Cindy and I, who are not tech savvy at all, have been working with what feels like a million data sets.
Our process is outlined below:
– What we were looking for?
– How we were going to explain it?
-How it related to our research?
How were we going to visualize it?
The first question was the easiest. We knew what we wanted to share, we did not know how to share it visually. Vilem Flusser says, “Changing image to text is magical”, but I tend to think text to image can also be very magical.
Of course Step 1: attending a DH Fellows Presentation ( if you have no clue about the software, this is the way to go)
Step 2: Working with the software to understand how it will tell your story
Step 3: going to the Data sets. the one for us was https://nycopendata.socrata.com/
Ste 4: Finding the right program for our story. For us it ended up being CartoDB, I mentioned neatline in another post,but as you will see in the next step that did not work.
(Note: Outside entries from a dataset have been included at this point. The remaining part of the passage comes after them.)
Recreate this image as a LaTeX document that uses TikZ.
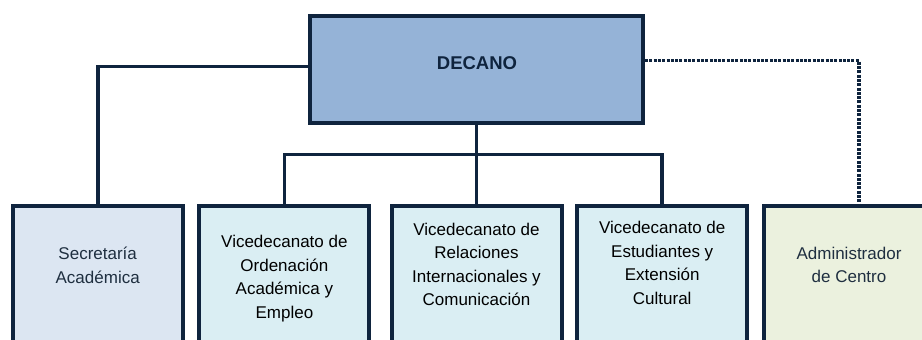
\documentclass[tikz,border=0pt]{standalone}
\usepackage{fontspec}
\setmainfont{Liberation Sans}
\usepackage{tikz}
\usetikzlibrary{positioning}

\definecolor{navy}{HTML}{0F243E}
\definecolor{slate}{HTML}{1F2F40}
\definecolor{decfill}{HTML}{95B3D7}
\definecolor{secfill}{HTML}{DCE6F2}
\definecolor{vicefill}{HTML}{DAEEF3}
\definecolor{admfill}{HTML}{EBF1DE}

\begin{document}
\begin{tikzpicture}[x=1pt, y=-1pt,
  unit/.style={draw=navy, line width=4pt, minimum width=170pt, minimum height=200pt, anchor=north, inner sep=0pt},
  lbl/.style={align=center, font=\fontsize{17}{23.5}\selectfont, text=slate},
  vlbl/.style={lbl, text=black},
  link/.style={draw=navy, line width=3.6pt},
  dotlink/.style={draw=navy, line width=3.6pt, dash pattern=on 3pt off 1.3pt}
]
  \clip (0,0) rectangle (922,340);
  % Top box
  \node[unit, fill=decfill, minimum width=333.5pt, minimum height=106.8pt, anchor=center] (decano) at (476.3,69.1) {};
  \node[font=\fontsize{18.5}{22}\selectfont\bfseries, text=navy] (decano-txt) at (477,63) {DECANO};
  % Lower boxes
  \node[unit, fill=secfill] (secre) at (97.7,203.5) {};
  \node[unit, fill=vicefill] (ordena) at (284.4,203.5) {};
  \node[unit, fill=vicefill] (relac) at (476.5,203.5) {};
  \node[unit, fill=vicefill] (estud) at (662.2,203.5) {};
  \node[unit, fill=admfill, minimum width=190pt] (admin) at (858.8,204) {};
  \node[lbl] (secre-txt) at (97.7,265.5) {Secretaría\\Académica};
  \node[vlbl] (ordena-txt) at (284.4,278.5) {Vicedecanato de\\Ordenación\\Académica y\\Empleo};
  \node[vlbl] (relac-txt) at (476.5,264.5) {Vicedecanato de\\Relaciones\\Internacionales y\\Comunicación};
  \node[vlbl] (estud-txt) at (662.2,263) {Vicedecanato de\\Estudiantes y\\Extensión\\Cultural};
  \node[lbl] (admin-txt) at (849,265) {Administrador\\de Centro};
  % Connectors
  \coordinate (bus) at (476.5,154.3);
  \draw[link] ([yshift=2.6pt]decano.west) -| (secre.north);
  \draw[dotlink] ([yshift=8.6pt]decano.east) -| (admin.north);
  \draw[link] (relac.north |- decano.south) -- (relac.north);
  \draw[link] (ordena.north) |- (bus) -| (estud.north);
\end{tikzpicture}
\end{document}
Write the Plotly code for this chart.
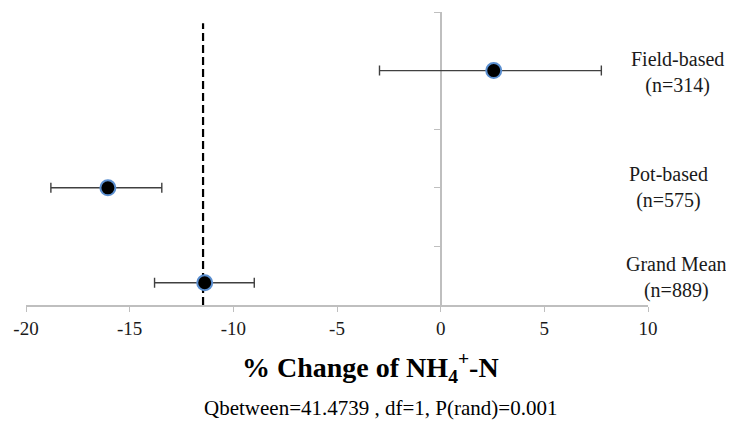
import plotly.graph_objects as go

# ---- data ----
groups = ["Field-based", "Pot-based", "Grand Mean"]
n_obs = [314, 575, 889]
means = [2.56, -16.05, -11.38]
ci_low = [-2.95, -18.8, -13.8]
ci_high = [7.75, -13.45, -8.99]
y_pos = [4.0, 2.0, 0.38]
grand_mean_line = -11.46
x_ticks = [-20, -15, -10, -5, 0, 5, 10]
footnote = "Qbetween=41.4739 , df=1, P(rand)=0.001"

SERIF = "Liberation Serif, Times New Roman, serif"
AXIS_GRAY = "#bfbfbf"
Y_MAX = 5

err_plus = [h - m for h, m in zip(ci_high, means)]
err_minus = [m - l for m, l in zip(means, ci_low)]

fig = go.Figure()
fig.add_trace(go.Scatter(
    x=means, y=y_pos, mode="markers",
    marker=dict(size=15, color="black", line=dict(color="#5b8fd0", width=2)),
    error_x=dict(type="data", symmetric=False, array=err_plus, arrayminus=err_minus,
                 color="#404040", thickness=1.4, width=5),
    showlegend=False, cliponaxis=False,
))

# dashed grand-mean line
fig.add_shape(type="line", xref="x", yref="y", x0=grand_mean_line, x1=grand_mean_line,
              y0=0, y1=4.81, line=dict(color="black", width=2.2, dash="8px,4px"), layer="below")

# group labels on the right (paper coords so they are not hidden outside the range)
label_x = [1.047, 1.033, 1.046]
label_y = [3.96, 2.0, 0.47]
for g, n, xx, yy in zip(groups, n_obs, label_x, label_y):
    fig.add_annotation(x=xx, y=yy / Y_MAX, xref="paper", yref="paper",
                       text=f"{g}<br>(n={n})", showarrow=False,
                       font=dict(family=SERIF, size=20, color="#1a1a1a"),
                       align="center", xanchor="center", yanchor="middle")

# axis title and footnote
fig.add_annotation(x=0.554, y=-0.215, xref="paper", yref="paper",
                   text="<b>% Change of NH<sub>4</sub><sup>+</sup>-N</b>", showarrow=False,
                   font=dict(family=SERIF, size=28, color="black"),
                   xanchor="center", yanchor="middle")
fig.add_annotation(x=0.57, y=-0.351, xref="paper", yref="paper",
                   text=footnote, showarrow=False,
                   font=dict(family=SERIF, size=21, color="black"),
                   xanchor="center", yanchor="middle")

fig.update_layout(
    width=726, height=415,
    margin=dict(l=18, r=86, t=4, b=118, autoexpand=False),
    plot_bgcolor="white", paper_bgcolor="white",
    xaxis=dict(range=[-20, 10], domain=[0, 1], tickvals=x_ticks,
               ticktext=[str(t) for t in x_ticks],
               showgrid=False, zeroline=False,
               showline=True, linecolor=AXIS_GRAY, linewidth=1.5,
               ticks="outside", ticklen=5, tickcolor=AXIS_GRAY, tickwidth=1.2,
               tickfont=dict(family=SERIF, size=19, color="#1a1a1a"),
               anchor="y", layer="below traces"),
    yaxis=dict(range=[0, Y_MAX], anchor="free", position=2/3,
               tickvals=[0, 1, 2, 3, 4, 5], showticklabels=False,
               showgrid=False, zeroline=False,
               showline=True, linecolor=AXIS_GRAY, linewidth=1.5,
               ticks="outside", ticklen=6, tickcolor=AXIS_GRAY, tickwidth=1.2,
               layer="below traces"),
)

fig.write_html("out.html")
Step 5: Exporting the data in a way that it would map without a lot of commands. We tried exporting a number of data sets that did not work for us. It would import as a polygon or with null and who knew how to georeference that? Then it would not map. Only the shape files seemed to map easily.
Step 6 : Find more data that would tell the story
Step 7: Once we found the data, finally mapping the data
Step 8: Making the data make sense for the viewer
Today in class we will show our final project of geomapping
How ICT impacts student learning? Does income and location impact whether students can achieve?
Our project will be displayed in cartodb.